_Records shown_
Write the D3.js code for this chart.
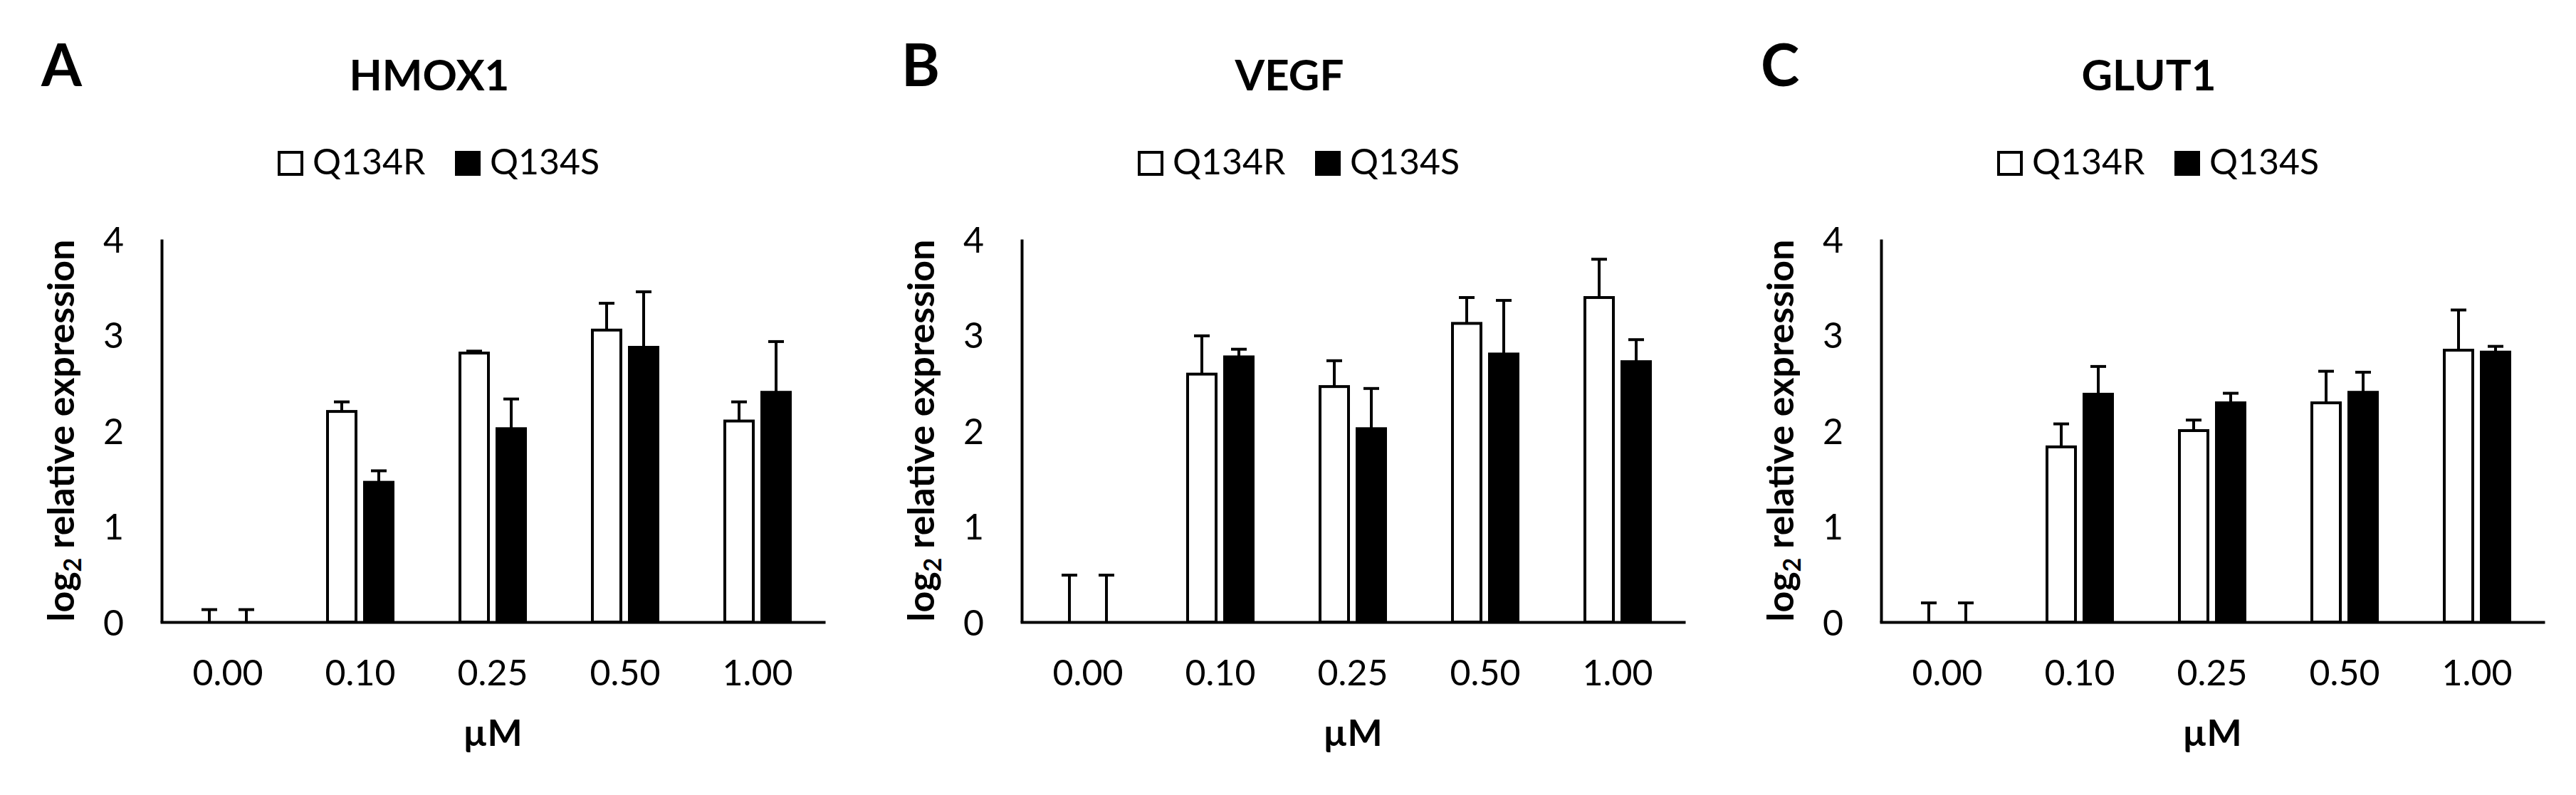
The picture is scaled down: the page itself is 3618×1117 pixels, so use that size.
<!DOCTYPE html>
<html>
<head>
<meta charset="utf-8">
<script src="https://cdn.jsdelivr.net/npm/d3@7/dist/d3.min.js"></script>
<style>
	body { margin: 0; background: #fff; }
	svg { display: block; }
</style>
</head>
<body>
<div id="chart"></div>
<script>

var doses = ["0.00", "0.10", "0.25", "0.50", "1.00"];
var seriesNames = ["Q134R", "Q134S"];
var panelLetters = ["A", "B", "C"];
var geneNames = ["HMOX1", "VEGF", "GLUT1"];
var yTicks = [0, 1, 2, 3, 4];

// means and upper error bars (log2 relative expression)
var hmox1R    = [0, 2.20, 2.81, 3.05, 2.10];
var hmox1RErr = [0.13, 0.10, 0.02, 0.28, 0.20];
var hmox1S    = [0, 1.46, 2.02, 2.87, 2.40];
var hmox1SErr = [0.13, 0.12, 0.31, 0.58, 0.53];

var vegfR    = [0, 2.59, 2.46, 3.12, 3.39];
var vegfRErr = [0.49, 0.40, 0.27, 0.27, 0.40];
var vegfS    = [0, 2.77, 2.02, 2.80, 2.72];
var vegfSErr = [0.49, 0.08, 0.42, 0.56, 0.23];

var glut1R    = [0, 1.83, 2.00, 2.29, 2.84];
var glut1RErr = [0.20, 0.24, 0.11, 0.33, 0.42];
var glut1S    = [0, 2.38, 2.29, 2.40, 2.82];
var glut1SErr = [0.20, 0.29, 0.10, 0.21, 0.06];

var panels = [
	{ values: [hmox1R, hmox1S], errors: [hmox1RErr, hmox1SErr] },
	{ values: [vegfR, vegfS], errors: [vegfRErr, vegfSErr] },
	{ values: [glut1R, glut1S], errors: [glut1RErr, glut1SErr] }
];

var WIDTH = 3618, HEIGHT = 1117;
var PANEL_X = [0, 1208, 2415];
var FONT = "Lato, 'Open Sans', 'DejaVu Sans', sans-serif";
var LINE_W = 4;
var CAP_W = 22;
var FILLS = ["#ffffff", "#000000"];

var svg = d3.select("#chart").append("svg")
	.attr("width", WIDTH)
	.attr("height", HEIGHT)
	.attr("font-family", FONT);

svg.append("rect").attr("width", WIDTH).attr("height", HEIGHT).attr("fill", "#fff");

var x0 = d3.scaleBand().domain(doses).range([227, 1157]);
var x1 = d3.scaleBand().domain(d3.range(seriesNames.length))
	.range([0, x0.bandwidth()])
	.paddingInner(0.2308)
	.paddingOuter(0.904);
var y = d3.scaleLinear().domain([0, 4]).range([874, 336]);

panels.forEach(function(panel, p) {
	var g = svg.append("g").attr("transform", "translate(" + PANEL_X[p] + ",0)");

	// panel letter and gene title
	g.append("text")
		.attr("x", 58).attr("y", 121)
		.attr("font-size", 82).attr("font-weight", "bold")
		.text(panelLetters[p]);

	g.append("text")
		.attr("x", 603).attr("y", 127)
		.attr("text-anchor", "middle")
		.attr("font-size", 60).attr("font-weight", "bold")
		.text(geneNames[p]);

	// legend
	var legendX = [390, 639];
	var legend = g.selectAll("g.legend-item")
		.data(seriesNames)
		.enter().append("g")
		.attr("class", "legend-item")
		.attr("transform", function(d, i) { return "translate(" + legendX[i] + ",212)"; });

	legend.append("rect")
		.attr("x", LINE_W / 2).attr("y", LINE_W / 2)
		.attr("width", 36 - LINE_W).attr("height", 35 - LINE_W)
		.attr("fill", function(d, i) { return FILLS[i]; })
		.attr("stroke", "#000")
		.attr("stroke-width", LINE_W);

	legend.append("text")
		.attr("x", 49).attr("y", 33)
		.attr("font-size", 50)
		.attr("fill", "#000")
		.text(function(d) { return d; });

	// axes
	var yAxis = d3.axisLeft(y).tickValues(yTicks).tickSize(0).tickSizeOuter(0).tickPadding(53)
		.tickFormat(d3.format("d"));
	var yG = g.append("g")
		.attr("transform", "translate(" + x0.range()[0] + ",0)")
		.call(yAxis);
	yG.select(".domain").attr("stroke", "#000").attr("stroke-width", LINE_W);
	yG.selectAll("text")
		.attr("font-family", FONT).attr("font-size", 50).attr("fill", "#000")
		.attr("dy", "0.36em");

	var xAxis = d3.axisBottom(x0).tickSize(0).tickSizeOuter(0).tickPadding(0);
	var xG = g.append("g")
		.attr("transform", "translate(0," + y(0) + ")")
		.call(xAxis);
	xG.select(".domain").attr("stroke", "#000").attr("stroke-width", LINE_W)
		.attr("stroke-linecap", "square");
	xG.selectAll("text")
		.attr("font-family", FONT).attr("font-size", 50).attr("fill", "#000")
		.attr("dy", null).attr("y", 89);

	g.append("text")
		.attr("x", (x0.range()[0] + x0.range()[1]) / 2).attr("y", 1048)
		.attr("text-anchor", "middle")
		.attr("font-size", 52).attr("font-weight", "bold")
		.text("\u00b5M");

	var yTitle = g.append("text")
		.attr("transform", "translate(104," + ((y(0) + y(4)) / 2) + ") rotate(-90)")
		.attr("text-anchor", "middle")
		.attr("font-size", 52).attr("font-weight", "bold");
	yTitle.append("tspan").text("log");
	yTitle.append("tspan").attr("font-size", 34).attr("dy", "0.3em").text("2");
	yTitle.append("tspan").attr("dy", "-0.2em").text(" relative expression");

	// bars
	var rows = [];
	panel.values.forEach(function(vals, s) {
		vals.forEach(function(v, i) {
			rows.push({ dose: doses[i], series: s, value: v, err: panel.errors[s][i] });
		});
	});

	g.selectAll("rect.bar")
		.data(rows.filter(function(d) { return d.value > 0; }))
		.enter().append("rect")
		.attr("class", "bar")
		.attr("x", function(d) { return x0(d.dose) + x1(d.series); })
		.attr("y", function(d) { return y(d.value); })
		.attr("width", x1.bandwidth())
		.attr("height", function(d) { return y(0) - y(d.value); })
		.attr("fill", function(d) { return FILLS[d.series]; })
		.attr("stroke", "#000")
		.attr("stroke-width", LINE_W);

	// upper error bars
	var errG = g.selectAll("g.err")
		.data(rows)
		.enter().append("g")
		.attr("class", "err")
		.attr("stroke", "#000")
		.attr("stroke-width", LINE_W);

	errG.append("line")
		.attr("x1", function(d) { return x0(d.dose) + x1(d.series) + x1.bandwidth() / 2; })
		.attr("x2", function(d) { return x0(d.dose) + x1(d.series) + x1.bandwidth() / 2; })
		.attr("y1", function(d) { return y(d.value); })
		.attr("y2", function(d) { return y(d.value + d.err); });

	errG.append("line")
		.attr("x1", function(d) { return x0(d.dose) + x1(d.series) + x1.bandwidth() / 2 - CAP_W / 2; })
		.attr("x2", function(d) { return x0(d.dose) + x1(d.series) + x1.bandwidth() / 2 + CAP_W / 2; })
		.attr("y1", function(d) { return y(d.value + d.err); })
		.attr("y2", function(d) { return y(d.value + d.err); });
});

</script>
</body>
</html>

* * *

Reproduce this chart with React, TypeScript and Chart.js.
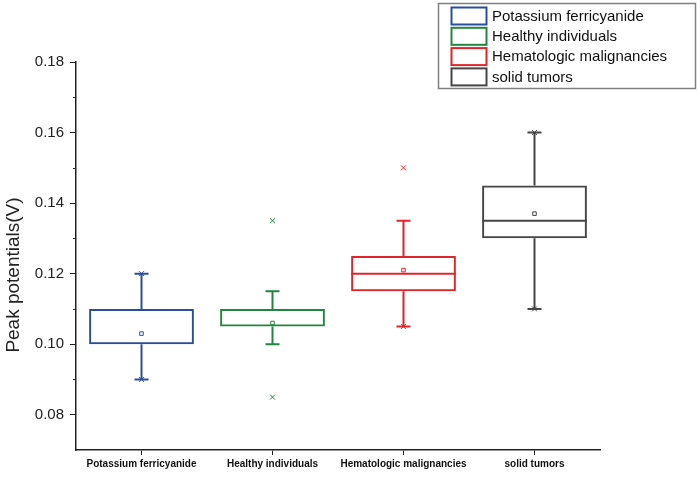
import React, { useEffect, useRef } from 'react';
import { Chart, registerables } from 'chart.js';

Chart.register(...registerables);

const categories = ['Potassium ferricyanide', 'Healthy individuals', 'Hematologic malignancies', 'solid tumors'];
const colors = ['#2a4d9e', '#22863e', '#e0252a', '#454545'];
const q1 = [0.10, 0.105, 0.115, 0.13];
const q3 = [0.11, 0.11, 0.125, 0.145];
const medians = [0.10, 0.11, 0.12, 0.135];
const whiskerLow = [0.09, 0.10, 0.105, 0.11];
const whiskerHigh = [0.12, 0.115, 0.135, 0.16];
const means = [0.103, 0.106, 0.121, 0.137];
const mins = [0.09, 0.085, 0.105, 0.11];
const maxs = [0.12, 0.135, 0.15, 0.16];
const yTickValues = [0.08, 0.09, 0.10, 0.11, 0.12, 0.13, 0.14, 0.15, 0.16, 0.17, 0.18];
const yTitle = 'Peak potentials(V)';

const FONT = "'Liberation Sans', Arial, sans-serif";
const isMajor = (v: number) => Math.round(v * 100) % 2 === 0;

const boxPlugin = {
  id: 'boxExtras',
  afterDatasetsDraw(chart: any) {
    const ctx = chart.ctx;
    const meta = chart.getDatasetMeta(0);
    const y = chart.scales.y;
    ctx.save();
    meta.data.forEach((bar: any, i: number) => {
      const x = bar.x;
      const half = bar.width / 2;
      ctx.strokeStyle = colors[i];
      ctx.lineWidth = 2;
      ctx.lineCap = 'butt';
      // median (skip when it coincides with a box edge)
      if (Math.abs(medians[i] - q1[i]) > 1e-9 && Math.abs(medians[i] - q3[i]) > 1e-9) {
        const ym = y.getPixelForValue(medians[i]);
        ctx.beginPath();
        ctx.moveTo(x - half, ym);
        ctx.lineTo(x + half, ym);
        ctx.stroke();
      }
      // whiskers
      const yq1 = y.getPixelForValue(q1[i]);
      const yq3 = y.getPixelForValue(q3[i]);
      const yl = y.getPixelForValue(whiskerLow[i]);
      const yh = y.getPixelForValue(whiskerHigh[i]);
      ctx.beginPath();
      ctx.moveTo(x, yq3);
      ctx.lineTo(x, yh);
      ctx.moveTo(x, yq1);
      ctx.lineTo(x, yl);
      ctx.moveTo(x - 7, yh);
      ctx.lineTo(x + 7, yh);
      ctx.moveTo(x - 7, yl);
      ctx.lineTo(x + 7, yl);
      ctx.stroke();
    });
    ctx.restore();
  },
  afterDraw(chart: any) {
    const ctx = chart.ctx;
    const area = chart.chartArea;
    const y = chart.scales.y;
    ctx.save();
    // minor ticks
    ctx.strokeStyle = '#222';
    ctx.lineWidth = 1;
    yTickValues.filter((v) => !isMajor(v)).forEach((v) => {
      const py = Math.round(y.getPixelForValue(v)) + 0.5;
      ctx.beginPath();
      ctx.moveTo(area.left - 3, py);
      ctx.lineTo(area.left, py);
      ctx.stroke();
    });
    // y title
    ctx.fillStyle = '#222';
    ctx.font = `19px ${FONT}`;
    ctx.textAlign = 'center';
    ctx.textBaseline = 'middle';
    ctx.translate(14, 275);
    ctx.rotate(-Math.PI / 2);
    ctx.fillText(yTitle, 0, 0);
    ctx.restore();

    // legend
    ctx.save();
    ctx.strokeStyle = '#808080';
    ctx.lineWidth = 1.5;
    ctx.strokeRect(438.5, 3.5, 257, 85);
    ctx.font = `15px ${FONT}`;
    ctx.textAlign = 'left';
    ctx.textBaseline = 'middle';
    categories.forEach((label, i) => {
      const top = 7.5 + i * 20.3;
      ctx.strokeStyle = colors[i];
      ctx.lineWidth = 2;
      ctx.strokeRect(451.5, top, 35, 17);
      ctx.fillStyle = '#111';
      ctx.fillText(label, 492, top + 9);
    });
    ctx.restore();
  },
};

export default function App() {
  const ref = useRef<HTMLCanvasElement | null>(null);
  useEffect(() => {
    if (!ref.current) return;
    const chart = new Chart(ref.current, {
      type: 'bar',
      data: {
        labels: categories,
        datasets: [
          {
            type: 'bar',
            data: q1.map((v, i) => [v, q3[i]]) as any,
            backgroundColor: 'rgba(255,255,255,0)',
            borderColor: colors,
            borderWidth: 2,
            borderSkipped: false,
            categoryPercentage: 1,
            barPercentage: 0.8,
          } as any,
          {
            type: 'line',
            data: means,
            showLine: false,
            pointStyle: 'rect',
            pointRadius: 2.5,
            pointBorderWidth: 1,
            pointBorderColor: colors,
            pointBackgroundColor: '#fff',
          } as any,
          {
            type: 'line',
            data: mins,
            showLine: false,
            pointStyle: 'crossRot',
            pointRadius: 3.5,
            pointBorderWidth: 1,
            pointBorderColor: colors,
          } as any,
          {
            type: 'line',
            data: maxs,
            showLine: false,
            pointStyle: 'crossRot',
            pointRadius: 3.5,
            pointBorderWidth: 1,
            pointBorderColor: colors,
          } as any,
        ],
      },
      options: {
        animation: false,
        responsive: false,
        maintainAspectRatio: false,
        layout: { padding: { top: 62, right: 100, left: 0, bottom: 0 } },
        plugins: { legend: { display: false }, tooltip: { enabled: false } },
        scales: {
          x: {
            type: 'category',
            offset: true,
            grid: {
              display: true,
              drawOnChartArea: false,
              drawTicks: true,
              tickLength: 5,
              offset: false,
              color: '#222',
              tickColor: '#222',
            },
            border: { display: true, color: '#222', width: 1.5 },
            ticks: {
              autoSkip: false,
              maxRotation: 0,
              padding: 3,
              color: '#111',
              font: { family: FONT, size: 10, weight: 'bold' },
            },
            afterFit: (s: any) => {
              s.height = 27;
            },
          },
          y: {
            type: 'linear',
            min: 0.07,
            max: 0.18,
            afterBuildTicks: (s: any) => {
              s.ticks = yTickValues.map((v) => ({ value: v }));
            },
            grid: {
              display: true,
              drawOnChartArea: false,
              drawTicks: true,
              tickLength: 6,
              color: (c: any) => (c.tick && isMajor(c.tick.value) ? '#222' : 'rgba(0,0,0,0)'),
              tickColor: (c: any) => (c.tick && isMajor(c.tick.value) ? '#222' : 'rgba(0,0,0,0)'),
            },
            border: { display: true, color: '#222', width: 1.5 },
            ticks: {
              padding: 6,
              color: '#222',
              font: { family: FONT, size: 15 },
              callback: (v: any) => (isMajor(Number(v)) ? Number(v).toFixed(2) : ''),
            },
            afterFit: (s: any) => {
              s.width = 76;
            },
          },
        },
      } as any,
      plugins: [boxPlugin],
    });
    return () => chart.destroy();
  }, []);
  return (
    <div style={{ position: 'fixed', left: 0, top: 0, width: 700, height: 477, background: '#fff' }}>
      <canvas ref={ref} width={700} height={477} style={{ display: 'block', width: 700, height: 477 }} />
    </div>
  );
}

_Set task_
From the records above, give again only the part that opens with the line containing "Reproduce this chart" and closes with the line containing "Chart.register(...registerables);". Keep both ends but drop the pictures.

_Result_
Reproduce this chart with React, TypeScript and Chart.js.
import React, { useEffect, useRef } from 'react';
import { Chart, registerables } from 'chart.js';

Chart.register(...registerables);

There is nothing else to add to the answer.